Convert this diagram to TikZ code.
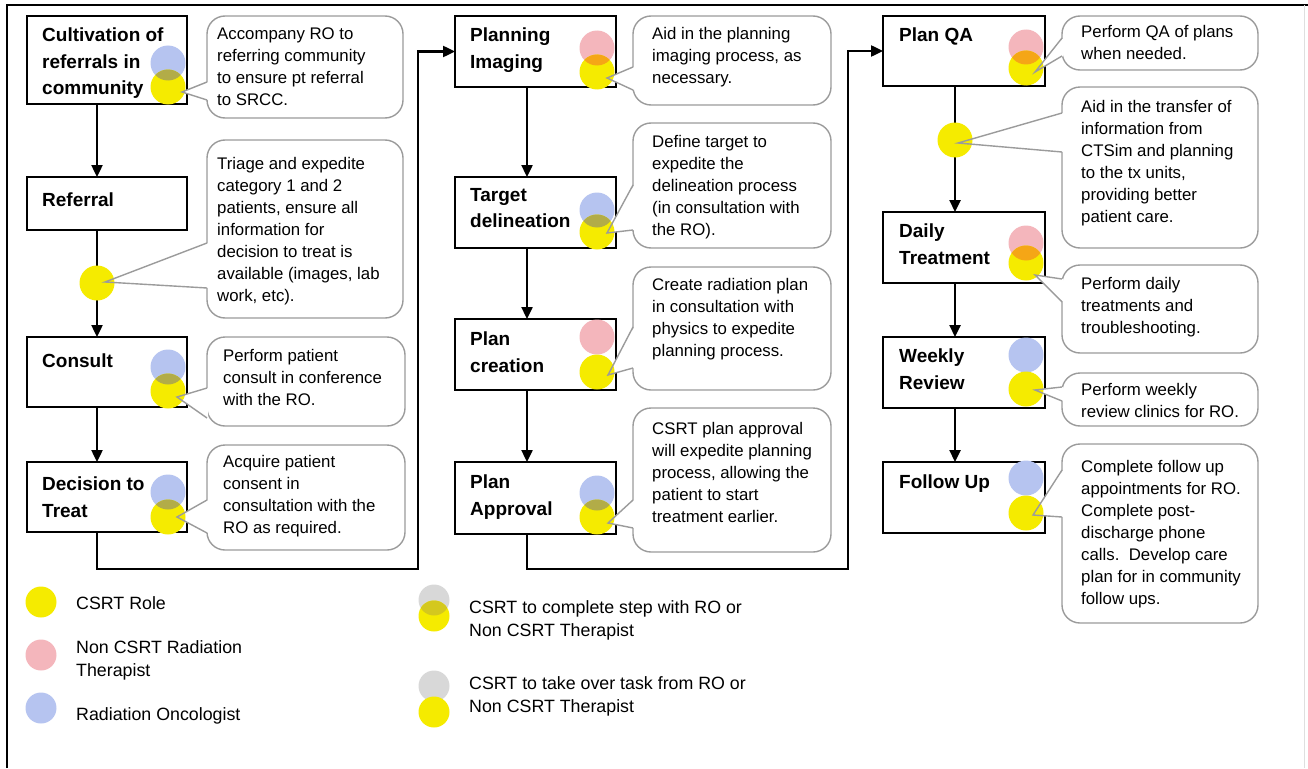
\documentclass[tikz,border=0pt]{standalone}
\usepackage{fontspec}
\setmainfont{Liberation Sans}
\usetikzlibrary{arrows.meta}

\definecolor{csyellow}{RGB}{245,235,0}
\definecolor{roblue}{RGB}{182,196,240}
\definecolor{ntpink}{RGB}{244,182,188}
\definecolor{lggray}{RGB}{216,216,216}
\definecolor{bluemix}{RGB}{178,172,72}
\definecolor{pinkmix}{RGB}{245,166,22}
\definecolor{graymix}{RGB}{212,200,30}
\definecolor{notegray}{RGB}{155,155,155}

\tikzset{
  stage/.style={draw, line width=2.4pt, fill=white, inner sep=0pt, outer sep=0pt, anchor=north west},
  stagetext/.style={anchor=north west, inner sep=0pt, align=left, font=\fontsize{19}{26.5}\selectfont\bfseries},
  flow/.style={line width=2.4pt, -{Triangle[length=12pt,width=11pt]}},
  note/.style={draw=notegray, line width=1.4pt, fill=white, rounded corners=18pt, inner sep=0pt, outer sep=0pt, anchor=north west},
  notetext/.style={anchor=north west, inner sep=0pt, align=left, font=\fontsize{16.8}{22}\selectfont},
  keytext/.style={anchor=north west, inner sep=0pt, align=left, font=\fontsize{17.8}{23.5}\selectfont},
  dot/.style={circle, minimum size=35pt, inner sep=0pt, outer sep=0pt},
  cs/.style={dot, fill=csyellow},
  ro/.style={dot, fill=roblue},
  nt/.style={dot, fill=ntpink},
  mix/.style n args={3}{path picture={\fill[#2] (#1.center) circle (#3);}},
}

% callout, tip, base offsets from the callout's top
\newcommand{\notepointers}{c1/t1/66/84, c2/t2/103/148, c3/t3/51/81, c4/t4/55/88,
  c5/t5/51/74, c6/t6/62/107, c7/t7/60/101, c8/t8/92/120,
  c9/t9/22/40, c10/t10/26/65, c11/t11/14/37, c12/t12/14/28, c13/t13/26/73}

\begin{document}
\begin{tikzpicture}[x=1pt,y=-1pt]
\useasboundingbox (0,0) rectangle (1308,768);
% frame
\draw[line width=1.5pt] (7,768) -- (7,5) -- (1308,5);
\draw[gray!25, line width=1pt] (1304,5) -- (1304,768);

% steps
\node[stage, minimum width=160pt, minimum height=88pt] (cult) at (27,16) {};
\node[stage, minimum width=160pt, minimum height=53pt] (refl) at (27,177) {};
\node[stage, minimum width=160pt, minimum height=70pt] (cons) at (27,337) {};
\node[stage, minimum width=160pt, minimum height=70pt] (dect) at (27,462) {};
\node[stage, minimum width=161pt, minimum height=71pt] (plim) at (455,16) {};
\node[stage, minimum width=161pt, minimum height=71pt] (targ) at (455,177) {};
\node[stage, minimum width=161pt, minimum height=71pt] (pcre) at (455,319) {};
\node[stage, minimum width=161pt, minimum height=72pt] (papp) at (455,462) {};
\node[stage, minimum width=162pt, minimum height=70pt] (pqa) at (883,16) {};
\node[stage, minimum width=162pt, minimum height=71pt] (dail) at (883,212) {};
\node[stage, minimum width=162pt, minimum height=71pt] (week) at (883,337) {};
\node[stage, minimum width=162pt, minimum height=71pt] (foll) at (883,462) {};

% flow
\coordinate (j1) at (418,569);
\coordinate (j2) at (848,569);
\draw[flow] ([xshift=70pt]cult.south west) -- ([xshift=70pt]refl.north west);
\draw[flow] ([xshift=70pt]refl.south west) -- ([xshift=70pt]cons.north west);
\draw[flow] ([xshift=70pt]cons.south west) -- ([xshift=70pt]dect.north west);
\draw[flow] ([xshift=70pt]dect.south west) |- (j1) |- (plim.west);
\draw[flow] ([xshift=72pt]plim.south west) -- ([xshift=72pt]targ.north west);
\draw[flow] ([xshift=72pt]targ.south west) -- ([xshift=72pt]pcre.north west);
\draw[flow] ([xshift=72pt]pcre.south west) -- ([xshift=72pt]papp.north west);
\draw[flow] ([xshift=72pt]papp.south west) |- (j2) |- (pqa.west);
\draw[flow] ([xshift=72pt]pqa.south west) -- ([xshift=72pt]dail.north west);
\draw[flow] ([xshift=72pt]dail.south west) -- ([xshift=72pt]week.north west);
\draw[flow] ([xshift=72pt]week.south west) -- ([xshift=72pt]foll.north west);

% callouts
\node[note, minimum width=196pt, minimum height=102pt] (c1) at (207,16) {};
\node[note, minimum width=196pt, minimum height=178pt] (c2) at (207,140) {};
\node[note, minimum width=198pt, minimum height=89pt] (c3) at (207,337) {};
\node[note, minimum width=198pt, minimum height=105pt] (c4) at (207,445) {};
\node[note, minimum width=198pt, minimum height=89pt] (c5) at (633,16) {};
\node[note, minimum width=198pt, minimum height=125pt] (c6) at (633,123) {};
\node[note, minimum width=198pt, minimum height=123pt] (c7) at (633,267) {};
\node[note, minimum width=198pt, minimum height=144pt] (c8) at (633,408) {};
\node[note, minimum width=196pt, minimum height=54pt] (c9) at (1062,16) {};
\node[note, minimum width=196pt, minimum height=161pt] (c10) at (1062,87) {};
\node[note, minimum width=196pt, minimum height=88pt] (c11) at (1062,265) {};
\node[note, minimum width=196pt, minimum height=53pt] (c12) at (1062,373) {};
\node[note, minimum width=196pt, minimum height=179pt] (c13) at (1062,444) {};

\coordinate (t1) at (182,92);
\coordinate (t2) at (105,282);
\coordinate (t3) at (177,397);
\coordinate (t4) at (177,517);
\coordinate (t5) at (607,78);
\coordinate (t6) at (607,233);
\coordinate (t7) at (608,375);
\coordinate (t8) at (608,523);
\coordinate (t9) at (1035,72);
\coordinate (t10) at (958,143);
\coordinate (t11) at (1035,275);
\coordinate (t12) at (1035,390);
\coordinate (t13) at (1033,515);

\foreach \nm/\tp/\ya/\yb in \notepointers
  \fill[white] ([shift={(1.2,\ya)}]\nm.north west) -- (\tp) -- ([shift={(1.2,\yb)}]\nm.north west) -- cycle;

% roles
\node[ro] (cult-b) at (168,63) {};
\node[cs, mix={cult-b}{bluemix}{17.5pt}] (cult-y) at (168,87) {};
\node[cs] (refl-y) at (97,283) {};
\node[ro] (cons-b) at (168,367) {};
\node[cs, mix={cons-b}{bluemix}{17.5pt}] (cons-y) at (168,391) {};
\node[ro] (dect-b) at (168,492) {};
\node[cs, mix={dect-b}{bluemix}{17.5pt}] (dect-y) at (168,517) {};
\node[nt] (plim-p) at (597,48) {};
\node[cs, mix={plim-p}{pinkmix}{17.5pt}] (plim-y) at (597,72) {};
\node[ro] (targ-b) at (597,210) {};
\node[cs, mix={targ-b}{bluemix}{17.5pt}] (targ-y) at (597,232) {};
\node[nt] (pcre-p) at (597,337) {};
\node[cs] (pcre-y) at (597,372) {};
\node[ro] (papp-b) at (597,493) {};
\node[cs, mix={papp-b}{bluemix}{17.5pt}] (papp-y) at (597,517) {};
\node[nt] (pqa-p) at (1026,47) {};
\node[cs, mix={pqa-p}{pinkmix}{17.5pt}] (pqa-y) at (1026,68) {};
\node[cs] (pqa-t) at (955,140) {};
\node[nt] (dail-p) at (1026,243) {};
\node[cs, mix={dail-p}{pinkmix}{17.5pt}] (dail-y) at (1026,263) {};
\node[ro] (week-b) at (1026,355) {};
\node[cs] (week-y) at (1026,389) {};
\node[ro] (foll-b) at (1026,478) {};
\node[cs] (foll-y) at (1026,513) {};

\foreach \nm/\tp/\ya/\yb in \notepointers
  \draw[notegray, line width=1.4pt] ([shift={(0,\ya)}]\nm.north west) -- (\tp) -- ([shift={(0,\yb)}]\nm.north west);

% step names
\node[stagetext] (cult-n) at ([shift={(15,12)}]cult.north west) {Cultivation of\\referrals in\\community};
\node[stagetext] (refl-n) at ([shift={(15,16)}]refl.north west) {Referral};
\node[stagetext] (cons-n) at ([shift={(15,17)}]cons.north west) {Consult};
\node[stagetext] (dect-n) at ([shift={(15,15)}]dect.north west) {Decision to\\Treat};
\node[stagetext] (plim-n) at ([shift={(15,12)}]plim.north west) {Planning\\Imaging};
\node[stagetext] (targ-n) at ([shift={(15,11)}]targ.north west) {Target\\delineation};
\node[stagetext] (pcre-n) at ([shift={(15,13)}]pcre.north west) {Plan\\creation};
\node[stagetext] (papp-n) at ([shift={(15,13)}]papp.north west) {Plan\\Approval};
\node[stagetext] (pqa-n) at ([shift={(16,12)}]pqa.north west) {Plan QA};
\node[stagetext] (dail-n) at ([shift={(16,12)}]dail.north west) {Daily\\Treatment};
\node[stagetext] (week-n) at ([shift={(16,12)}]week.north west) {Weekly\\Review};
\node[stagetext] (foll-n) at ([shift={(16,13)}]foll.north west) {Follow Up};

% callout texts
\node[notetext] (c1-t) at ([shift={(10,12)}]c1.north west) {Accompany RO to\\referring community\\to ensure pt referral\\to SRCC.};
\node[notetext] (c2-t) at ([shift={(10,17)}]c2.north west) {Triage and expedite\\category 1 and 2\\patients, ensure all\\information for\\decision to treat is\\available (images, lab\\work, etc).};
\node[notetext] (c3-t) at ([shift={(16,12)}]c3.north west) {Perform patient\\consult in conference\\with the RO.};
\node[notetext] (c4-t) at ([shift={(16,10)}]c4.north west) {Acquire patient\\consent in\\consultation with the\\RO as required.};
\node[notetext] (c5-t) at ([shift={(19,11)}]c5.north west) {Aid in the planning\\imaging process, as\\necessary.};
\node[notetext] (c6-t) at ([shift={(19,12)}]c6.north west) {Define target to\\expedite the\\delineation process\\(in consultation with\\the RO).};
\node[notetext] (c7-t) at ([shift={(19,11)}]c7.north west) {Create radiation plan\\in consultation with\\physics to expedite\\planning process.};
\node[notetext] (c8-t) at ([shift={(19,14)}]c8.north west) {CSRT plan approval\\will expedite planning\\process, allowing the\\patient to start\\treatment earlier.};
\node[notetext] (c9-t) at ([shift={(19,9)}]c9.north west) {Perform QA of plans\\when needed.};
\node[notetext] (c10-t) at ([shift={(19,13)}]c10.north west) {Aid in the transfer of\\information from\\CTSim and planning\\to the tx units,\\providing better\\patient care.};
\node[notetext] (c11-t) at ([shift={(19,12)}]c11.north west) {Perform daily\\treatments and\\troubleshooting.};
\node[notetext] (c12-t) at ([shift={(19,10)}]c12.north west) {Perform weekly\\review clinics for RO.};
\node[notetext] (c13-t) at ([shift={(19,16)}]c13.north west) {Complete follow up\\appointments for RO.\\Complete post-\\discharge phone\\calls.\ \ Develop care\\plan for in community\\follow ups.};

% legend
\node[cs, minimum size=31pt] (key1) at (41,602) {};
\node[nt, minimum size=31pt] (key2) at (41,655) {};
\node[ro, minimum size=31pt] (key3) at (41,708) {};
\node[dot, fill=lggray, minimum size=31pt] (key4-g) at (434,600) {};
\node[cs, minimum size=31pt, mix={key4-g}{graymix}{15.5pt}] (key4-y) at (434,616) {};
\node[dot, fill=lggray, minimum size=31pt] (key5-g) at (434,686) {};
\node[cs, minimum size=31pt] (key5-y) at (434,712) {};
\node[keytext] (key1-t) at (76,596) {CSRT Role};
\node[keytext] (key2-t) at (76,640) {Non CSRT Radiation\\Therapist};
\node[keytext] (key3-t) at (76,707) {Radiation Oncologist};
\node[keytext] (key4-t) at (469,600) {CSRT to complete step with RO or\\Non CSRT Therapist};
\node[keytext] (key5-t) at (469,676) {CSRT to take over task from RO or\\Non CSRT Therapist};
\end{tikzpicture}
\end{document}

[THE PROBLEM]
From the first line of the material down to the line containing "(1304,5) -- (1304,768);", inclusive, return each line exactly, skipping any picture.

[SOLUTION]
Convert this diagram to TikZ code.
\documentclass[tikz,border=0pt]{standalone}
\usepackage{fontspec}
\setmainfont{Liberation Sans}
\usetikzlibrary{arrows.meta}

\definecolor{csyellow}{RGB}{245,235,0}
\definecolor{roblue}{RGB}{182,196,240}
\definecolor{ntpink}{RGB}{244,182,188}
\definecolor{lggray}{RGB}{216,216,216}
\definecolor{bluemix}{RGB}{178,172,72}
\definecolor{pinkmix}{RGB}{245,166,22}
\definecolor{graymix}{RGB}{212,200,30}
\definecolor{notegray}{RGB}{155,155,155}

\tikzset{
  stage/.style={draw, line width=2.4pt, fill=white, inner sep=0pt, outer sep=0pt, anchor=north west},
  stagetext/.style={anchor=north west, inner sep=0pt, align=left, font=\fontsize{19}{26.5}\selectfont\bfseries},
  flow/.style={line width=2.4pt, -{Triangle[length=12pt,width=11pt]}},
  note/.style={draw=notegray, line width=1.4pt, fill=white, rounded corners=18pt, inner sep=0pt, outer sep=0pt, anchor=north west},
  notetext/.style={anchor=north west, inner sep=0pt, align=left, font=\fontsize{16.8}{22}\selectfont},
  keytext/.style={anchor=north west, inner sep=0pt, align=left, font=\fontsize{17.8}{23.5}\selectfont},
  dot/.style={circle, minimum size=35pt, inner sep=0pt, outer sep=0pt},
  cs/.style={dot, fill=csyellow},
  ro/.style={dot, fill=roblue},
  nt/.style={dot, fill=ntpink},
  mix/.style n args={3}{path picture={\fill[#2] (#1.center) circle (#3);}},
}

% callout, tip, base offsets from the callout's top
\newcommand{\notepointers}{c1/t1/66/84, c2/t2/103/148, c3/t3/51/81, c4/t4/55/88,
  c5/t5/51/74, c6/t6/62/107, c7/t7/60/101, c8/t8/92/120,
  c9/t9/22/40, c10/t10/26/65, c11/t11/14/37, c12/t12/14/28, c13/t13/26/73}

\begin{document}
\begin{tikzpicture}[x=1pt,y=-1pt]
\useasboundingbox (0,0) rectangle (1308,768);
% frame
\draw[line width=1.5pt] (7,768) -- (7,5) -- (1308,5);
\draw[gray!25, line width=1pt] (1304,5) -- (1304,768);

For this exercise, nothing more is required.